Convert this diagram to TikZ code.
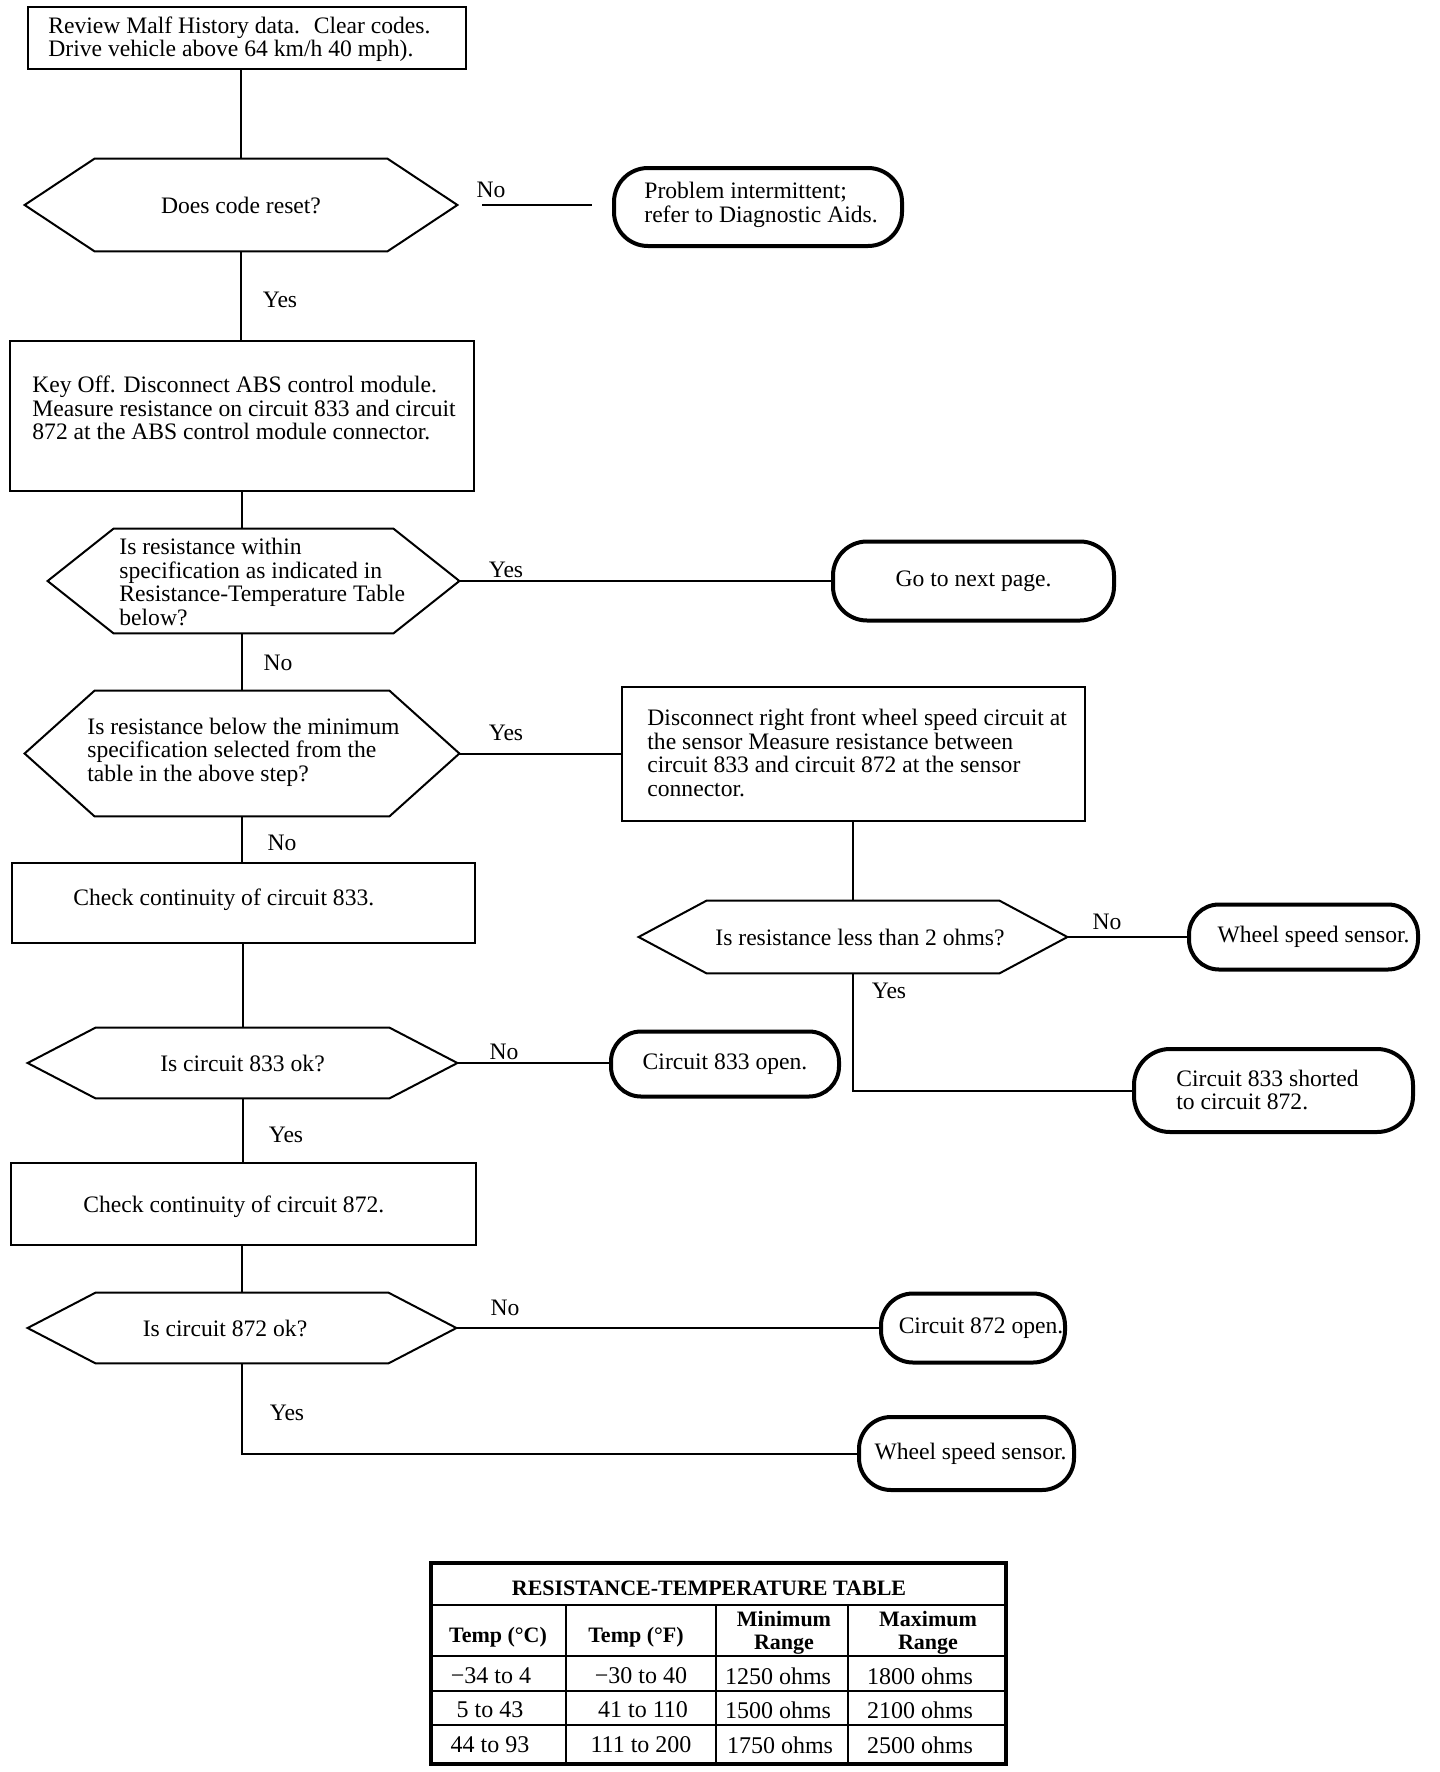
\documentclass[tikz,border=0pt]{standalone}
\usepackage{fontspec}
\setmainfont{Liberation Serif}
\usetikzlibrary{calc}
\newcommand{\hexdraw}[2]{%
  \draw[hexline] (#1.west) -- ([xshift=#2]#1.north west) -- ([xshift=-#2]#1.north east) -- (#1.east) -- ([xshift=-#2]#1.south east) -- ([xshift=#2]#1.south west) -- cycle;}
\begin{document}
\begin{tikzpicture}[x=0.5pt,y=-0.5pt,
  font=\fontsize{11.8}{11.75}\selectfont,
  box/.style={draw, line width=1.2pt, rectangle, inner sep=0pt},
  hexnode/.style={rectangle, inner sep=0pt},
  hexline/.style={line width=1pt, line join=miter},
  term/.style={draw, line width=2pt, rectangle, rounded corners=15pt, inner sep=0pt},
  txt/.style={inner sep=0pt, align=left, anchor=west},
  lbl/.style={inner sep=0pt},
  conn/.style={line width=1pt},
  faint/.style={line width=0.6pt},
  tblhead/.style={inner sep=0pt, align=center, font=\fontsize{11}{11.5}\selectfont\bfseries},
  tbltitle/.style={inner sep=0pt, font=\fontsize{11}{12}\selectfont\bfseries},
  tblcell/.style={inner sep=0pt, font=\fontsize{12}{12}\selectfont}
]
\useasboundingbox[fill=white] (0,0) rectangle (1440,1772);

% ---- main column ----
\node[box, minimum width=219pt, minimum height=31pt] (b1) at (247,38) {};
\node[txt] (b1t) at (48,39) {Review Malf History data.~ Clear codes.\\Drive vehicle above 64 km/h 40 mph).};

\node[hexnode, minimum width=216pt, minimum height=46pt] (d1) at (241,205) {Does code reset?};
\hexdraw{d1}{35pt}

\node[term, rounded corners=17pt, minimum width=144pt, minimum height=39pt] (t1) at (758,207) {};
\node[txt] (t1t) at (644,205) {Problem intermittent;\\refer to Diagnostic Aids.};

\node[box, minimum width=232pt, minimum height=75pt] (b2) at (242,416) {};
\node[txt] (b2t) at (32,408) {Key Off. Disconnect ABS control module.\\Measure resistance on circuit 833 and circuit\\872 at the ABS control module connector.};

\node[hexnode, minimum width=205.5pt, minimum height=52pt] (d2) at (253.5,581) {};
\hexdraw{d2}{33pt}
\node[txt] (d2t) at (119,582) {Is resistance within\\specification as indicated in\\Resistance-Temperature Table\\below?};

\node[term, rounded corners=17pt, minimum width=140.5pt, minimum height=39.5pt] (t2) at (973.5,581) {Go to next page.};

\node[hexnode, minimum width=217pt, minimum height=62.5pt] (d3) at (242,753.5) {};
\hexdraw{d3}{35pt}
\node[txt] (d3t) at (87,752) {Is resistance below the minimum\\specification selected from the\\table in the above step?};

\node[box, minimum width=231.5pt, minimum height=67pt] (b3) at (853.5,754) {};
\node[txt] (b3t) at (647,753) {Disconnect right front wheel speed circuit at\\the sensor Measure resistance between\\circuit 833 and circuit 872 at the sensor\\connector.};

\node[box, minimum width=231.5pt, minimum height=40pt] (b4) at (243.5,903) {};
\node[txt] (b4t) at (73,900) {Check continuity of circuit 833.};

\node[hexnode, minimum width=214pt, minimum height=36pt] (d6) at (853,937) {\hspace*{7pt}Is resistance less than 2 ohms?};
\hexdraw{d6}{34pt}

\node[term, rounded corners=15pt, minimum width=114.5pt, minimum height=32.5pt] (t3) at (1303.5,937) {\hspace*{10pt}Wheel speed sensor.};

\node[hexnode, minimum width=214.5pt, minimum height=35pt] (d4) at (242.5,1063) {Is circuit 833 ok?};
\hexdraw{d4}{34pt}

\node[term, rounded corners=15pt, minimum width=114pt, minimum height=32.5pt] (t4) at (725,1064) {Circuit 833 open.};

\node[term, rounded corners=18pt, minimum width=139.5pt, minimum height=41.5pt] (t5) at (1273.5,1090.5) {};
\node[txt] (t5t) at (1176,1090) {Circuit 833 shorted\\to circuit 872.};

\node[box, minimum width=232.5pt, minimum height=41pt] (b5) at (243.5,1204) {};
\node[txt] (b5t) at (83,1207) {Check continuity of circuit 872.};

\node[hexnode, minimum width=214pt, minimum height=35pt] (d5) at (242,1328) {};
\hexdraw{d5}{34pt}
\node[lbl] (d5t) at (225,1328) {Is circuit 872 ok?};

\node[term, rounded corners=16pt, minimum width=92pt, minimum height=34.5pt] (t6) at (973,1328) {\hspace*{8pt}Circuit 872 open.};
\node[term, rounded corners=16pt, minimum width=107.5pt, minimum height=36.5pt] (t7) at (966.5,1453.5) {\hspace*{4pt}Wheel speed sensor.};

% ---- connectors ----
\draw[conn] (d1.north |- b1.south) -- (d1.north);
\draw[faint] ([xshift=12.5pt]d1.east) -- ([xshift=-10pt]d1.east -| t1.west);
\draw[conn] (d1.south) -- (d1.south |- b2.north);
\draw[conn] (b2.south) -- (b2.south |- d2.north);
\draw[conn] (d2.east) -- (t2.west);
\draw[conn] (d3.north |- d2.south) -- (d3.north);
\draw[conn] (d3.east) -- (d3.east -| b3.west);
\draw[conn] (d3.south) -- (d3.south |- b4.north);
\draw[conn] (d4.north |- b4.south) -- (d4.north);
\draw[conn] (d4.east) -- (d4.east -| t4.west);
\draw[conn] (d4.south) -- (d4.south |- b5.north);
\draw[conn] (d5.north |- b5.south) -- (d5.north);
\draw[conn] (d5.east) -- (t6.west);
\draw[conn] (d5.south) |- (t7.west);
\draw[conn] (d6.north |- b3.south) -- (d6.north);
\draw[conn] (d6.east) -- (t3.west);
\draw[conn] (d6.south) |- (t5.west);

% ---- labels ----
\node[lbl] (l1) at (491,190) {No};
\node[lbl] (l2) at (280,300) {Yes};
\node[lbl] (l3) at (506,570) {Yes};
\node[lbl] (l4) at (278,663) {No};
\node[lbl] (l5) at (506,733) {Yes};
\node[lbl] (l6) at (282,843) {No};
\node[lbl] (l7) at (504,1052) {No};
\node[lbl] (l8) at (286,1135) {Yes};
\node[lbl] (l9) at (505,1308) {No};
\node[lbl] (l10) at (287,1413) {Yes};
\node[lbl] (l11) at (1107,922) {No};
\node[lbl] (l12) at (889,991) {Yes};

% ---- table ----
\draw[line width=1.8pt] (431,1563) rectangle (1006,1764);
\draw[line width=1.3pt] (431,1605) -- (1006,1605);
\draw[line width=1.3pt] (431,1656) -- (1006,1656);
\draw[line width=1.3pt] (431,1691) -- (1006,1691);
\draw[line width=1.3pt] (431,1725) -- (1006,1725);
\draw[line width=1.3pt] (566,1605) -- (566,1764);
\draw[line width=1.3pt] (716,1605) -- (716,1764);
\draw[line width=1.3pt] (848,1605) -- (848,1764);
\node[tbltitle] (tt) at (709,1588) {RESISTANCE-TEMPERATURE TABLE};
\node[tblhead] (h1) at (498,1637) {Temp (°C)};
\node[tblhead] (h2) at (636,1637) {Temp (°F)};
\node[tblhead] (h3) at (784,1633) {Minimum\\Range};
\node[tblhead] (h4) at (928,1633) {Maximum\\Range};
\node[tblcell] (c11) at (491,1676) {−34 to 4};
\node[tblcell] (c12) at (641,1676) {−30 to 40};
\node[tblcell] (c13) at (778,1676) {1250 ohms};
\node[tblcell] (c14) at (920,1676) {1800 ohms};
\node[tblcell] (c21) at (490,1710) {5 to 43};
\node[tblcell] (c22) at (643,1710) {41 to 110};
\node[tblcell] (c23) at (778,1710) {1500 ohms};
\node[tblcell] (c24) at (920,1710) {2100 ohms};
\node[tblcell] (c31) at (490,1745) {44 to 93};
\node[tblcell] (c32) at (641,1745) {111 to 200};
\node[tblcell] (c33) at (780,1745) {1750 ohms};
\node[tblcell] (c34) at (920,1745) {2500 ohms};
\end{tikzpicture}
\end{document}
* * *
Reproduce the material above from its first line through the line containing "(t1t) at (644,205)", both ends included, and skip every picture.

Convert this diagram to TikZ code.
\documentclass[tikz,border=0pt]{standalone}
\usepackage{fontspec}
\setmainfont{Liberation Serif}
\usetikzlibrary{calc}
\newcommand{\hexdraw}[2]{%
  \draw[hexline] (#1.west) -- ([xshift=#2]#1.north west) -- ([xshift=-#2]#1.north east) -- (#1.east) -- ([xshift=-#2]#1.south east) -- ([xshift=#2]#1.south west) -- cycle;}
\begin{document}
\begin{tikzpicture}[x=0.5pt,y=-0.5pt,
  font=\fontsize{11.8}{11.75}\selectfont,
  box/.style={draw, line width=1.2pt, rectangle, inner sep=0pt},
  hexnode/.style={rectangle, inner sep=0pt},
  hexline/.style={line width=1pt, line join=miter},
  term/.style={draw, line width=2pt, rectangle, rounded corners=15pt, inner sep=0pt},
  txt/.style={inner sep=0pt, align=left, anchor=west},
  lbl/.style={inner sep=0pt},
  conn/.style={line width=1pt},
  faint/.style={line width=0.6pt},
  tblhead/.style={inner sep=0pt, align=center, font=\fontsize{11}{11.5}\selectfont\bfseries},
  tbltitle/.style={inner sep=0pt, font=\fontsize{11}{12}\selectfont\bfseries},
  tblcell/.style={inner sep=0pt, font=\fontsize{12}{12}\selectfont}
]
\useasboundingbox[fill=white] (0,0) rectangle (1440,1772);

% ---- main column ----
\node[box, minimum width=219pt, minimum height=31pt] (b1) at (247,38) {};
\node[txt] (b1t) at (48,39) {Review Malf History data.~ Clear codes.\\Drive vehicle above 64 km/h 40 mph).};

\node[hexnode, minimum width=216pt, minimum height=46pt] (d1) at (241,205) {Does code reset?};
\hexdraw{d1}{35pt}

\node[term, rounded corners=17pt, minimum width=144pt, minimum height=39pt] (t1) at (758,207) {};
\node[txt] (t1t) at (644,205) {Problem intermittent;\\refer to Diagnostic Aids.};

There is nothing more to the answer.